Goal of the exercise
Extract the lines of the material below, beginning with the first and ending with the line that holds "t.textContent=(v<0?'\u2212':'')+Math.abs(v).toFixed(1);". Skip every picture.

Data segment

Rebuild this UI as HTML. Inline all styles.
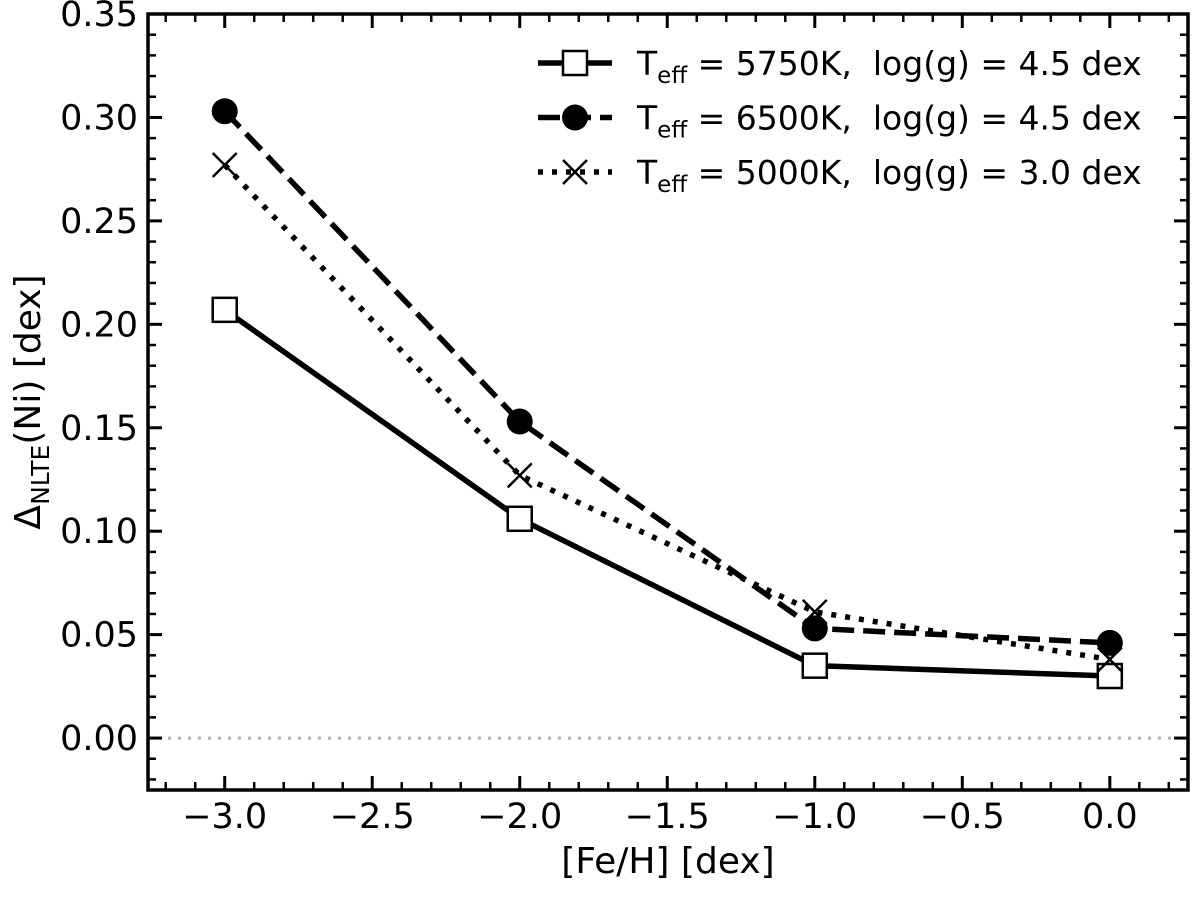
<!DOCTYPE html>
<html><head><meta charset="utf-8"><style>
body{margin:0;background:#fff}
svg text{font-family:"DejaVu Sans","Liberation Sans",sans-serif;fill:#000}
</style></head><body>
<svg id="chart" width="1200" height="892" viewBox="0 0 1200 892" xmlns="http://www.w3.org/2000/svg">
<g id="axes"></g>
<g id="series"></g>
<g id="legend"></g>
</svg>
<script>
const feh = [-3.0, -2.0, -1.0, 0.0];
const s5750 = [0.207, 0.106, 0.035, 0.030];
const s6500 = [0.303, 0.153, 0.053, 0.046];
const s5000 = [0.277, 0.127, 0.061, 0.038];
const xTicks = [-3.0, -2.5, -2.0, -1.5, -1.0, -0.5, 0.0];
const yTicks = [0.00, 0.05, 0.10, 0.15, 0.20, 0.25, 0.30, 0.35];

const L=148,R=1188,T=14,B=790;
const x0=-3.26,x1=0.265,y0=-0.0251,y1=0.35;
const X=v=>L+(v-x0)/(x1-x0)*(R-L);
const Y=v=>B-(v-y0)/(y1-y0)*(B-T);
const NS="http://www.w3.org/2000/svg";
function mk(tag,attrs,parent){const e=document.createElementNS(NS,tag);for(const k in attrs)e.setAttribute(k,attrs[k]);parent.appendChild(e);return e;}
const ax=document.getElementById('axes'),sg=document.getElementById('series'),lg=document.getElementById('legend');

let z=mk('line',{x1:L,x2:R,y1:Y(0),y2:Y(0),stroke:'#b0b0b0','stroke-width':3,'stroke-dasharray':'3 7'},ax);


for(let i=-33;i<=2;i++){const v=i/10,x=X(v);if(x<L||x>R)continue;
 mk('line',{x1:x,x2:x,y1:B,y2:B-8,stroke:'#000','stroke-width':2.5},ax);
 mk('line',{x1:x,x2:x,y1:T,y2:T+8,stroke:'#000','stroke-width':2.5},ax);}
for(let i=-2;i<=35;i++){const v=i/100,y=Y(v);if(y<T||y>B)continue;
 mk('line',{x1:L,x2:L+8,y1:y,y2:y,stroke:'#000','stroke-width':2.5},ax);
 mk('line',{x1:R,x2:R-8,y1:y,y2:y,stroke:'#000','stroke-width':2.5},ax);}
xTicks.forEach(v=>{const x=X(v);
 mk('line',{x1:x,x2:x,y1:B,y2:B-14,stroke:'#000','stroke-width':3},ax);
 mk('line',{x1:x,x2:x,y1:T,y2:T+14,stroke:'#000','stroke-width':3},ax);
 const t=mk('text',{x:x,y:B+38,'font-size':35,'text-anchor':'middle'},ax);
 t.textContent=(v<0?'\u2212':'')+Math.abs(v).toFixed(1);
 
 });
yTicks.forEach(v=>{const y=Y(v);
 mk('line',{x1:L,x2:L+14,y1:y,y2:y,stroke:'#000','stroke-width':3},ax);
 mk('line',{x1:R,x2:R-14,y1:y,y2:y,stroke:'#000','stroke-width':3},ax);
 const t=mk('text',{x:L-10,y:y+12,'font-size':35,'text-anchor':'end'},ax);
 t.textContent=v.toFixed(2);
 
 });
let fr=mk('rect',{x:L,y:T,width:R-L,height:B-T,fill:'none',stroke:'#000','stroke-width':3.5},ax);


let xt=mk('text',{x:(L+R)/2,y:873,'font-size':36,'text-anchor':'middle'},ax);
xt.textContent='[Fe/H] [dex]';


let yt=mk('text',{transform:'translate(40,'+(T+B)/2+') rotate(-90)','font-size':36,'text-anchor':'middle'},ax);
yt.innerHTML='\u0394<tspan font-size="25" dy="9">NLTE</tspan><tspan dy="-9">(Ni) [dex]</tspan>';



function marker(type,x,y,p){
 if(type==='sq')return mk('rect',{x:x-12,y:y-12,width:24,height:24,fill:'#fff',stroke:'#000','stroke-width':2.5},p);
 if(type==='ci')return mk('circle',{cx:x,cy:y,r:13,fill:'#000'},p);
 return mk('path',{d:`M${x-12},${y-12}L${x+12},${y+12}M${x-12},${y+12}L${x+12},${y-12}`,stroke:'#000','stroke-width':2.5,fill:'none'},p);}
const defs=[
 {vals:s5750,dash:'',m:'sq',name:'series-5750k',lab:'5750K',lg:'4.5'},
 {vals:s6500,dash:'22 9',m:'ci',name:'series-6500k',lab:'6500K',lg:'4.5'},
 {vals:s5000,dash:'5 9',m:'x',name:'series-5000k',lab:'5000K',lg:'3.0'}];
defs.forEach((d,k)=>{
 const g=mk('g',{},sg);
 
 
 mk('polyline',{points:feh.map((f,i)=>X(f)+','+Y(d.vals[i])).join(' '),fill:'none',stroke:'#000','stroke-width':5.5,'stroke-dasharray':d.dash},g);
 feh.forEach((f,i)=>{const m=marker(d.m,X(f),Y(d.vals[i]),g);
  
  });
 const ly=63+k*54.5;
 const e=mk('g',{},lg);
 
 
 mk('line',{x1:538,x2:612,y1:ly,y2:ly,stroke:'#000','stroke-width':5.5,'stroke-dasharray':d.dash},e);
 marker(d.m,575,ly,e);
 const t=mk('text',{x:637,y:ly+12,'font-size':33},e);
 t.innerHTML='T<tspan font-size="23" dy="8">eff</tspan><tspan dy="-8"> = '+d.lab+',\u00a0 log(g) = '+d.lg+' dex</tspan>';
});
</script>
</body></html>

Expected output
Rebuild this UI as HTML. Inline all styles.
<!DOCTYPE html>
<html><head><meta charset="utf-8"><style>
body{margin:0;background:#fff}
svg text{font-family:"DejaVu Sans","Liberation Sans",sans-serif;fill:#000}
</style></head><body>
<svg id="chart" width="1200" height="892" viewBox="0 0 1200 892" xmlns="http://www.w3.org/2000/svg">
<g id="axes"></g>
<g id="series"></g>
<g id="legend"></g>
</svg>
<script>
const feh = [-3.0, -2.0, -1.0, 0.0];
const s5750 = [0.207, 0.106, 0.035, 0.030];
const s6500 = [0.303, 0.153, 0.053, 0.046];
const s5000 = [0.277, 0.127, 0.061, 0.038];
const xTicks = [-3.0, -2.5, -2.0, -1.5, -1.0, -0.5, 0.0];
const yTicks = [0.00, 0.05, 0.10, 0.15, 0.20, 0.25, 0.30, 0.35];

const L=148,R=1188,T=14,B=790;
const x0=-3.26,x1=0.265,y0=-0.0251,y1=0.35;
const X=v=>L+(v-x0)/(x1-x0)*(R-L);
const Y=v=>B-(v-y0)/(y1-y0)*(B-T);
const NS="http://www.w3.org/2000/svg";
function mk(tag,attrs,parent){const e=document.createElementNS(NS,tag);for(const k in attrs)e.setAttribute(k,attrs[k]);parent.appendChild(e);return e;}
const ax=document.getElementById('axes'),sg=document.getElementById('series'),lg=document.getElementById('legend');

let z=mk('line',{x1:L,x2:R,y1:Y(0),y2:Y(0),stroke:'#b0b0b0','stroke-width':3,'stroke-dasharray':'3 7'},ax);


for(let i=-33;i<=2;i++){const v=i/10,x=X(v);if(x<L||x>R)continue;
 mk('line',{x1:x,x2:x,y1:B,y2:B-8,stroke:'#000','stroke-width':2.5},ax);
 mk('line',{x1:x,x2:x,y1:T,y2:T+8,stroke:'#000','stroke-width':2.5},ax);}
for(let i=-2;i<=35;i++){const v=i/100,y=Y(v);if(y<T||y>B)continue;
 mk('line',{x1:L,x2:L+8,y1:y,y2:y,stroke:'#000','stroke-width':2.5},ax);
 mk('line',{x1:R,x2:R-8,y1:y,y2:y,stroke:'#000','stroke-width':2.5},ax);}
xTicks.forEach(v=>{const x=X(v);
 mk('line',{x1:x,x2:x,y1:B,y2:B-14,stroke:'#000','stroke-width':3},ax);
 mk('line',{x1:x,x2:x,y1:T,y2:T+14,stroke:'#000','stroke-width':3},ax);
 const t=mk('text',{x:x,y:B+38,'font-size':35,'text-anchor':'middle'},ax);
 t.textContent=(v<0?'\u2212':'')+Math.abs(v).toFixed(1);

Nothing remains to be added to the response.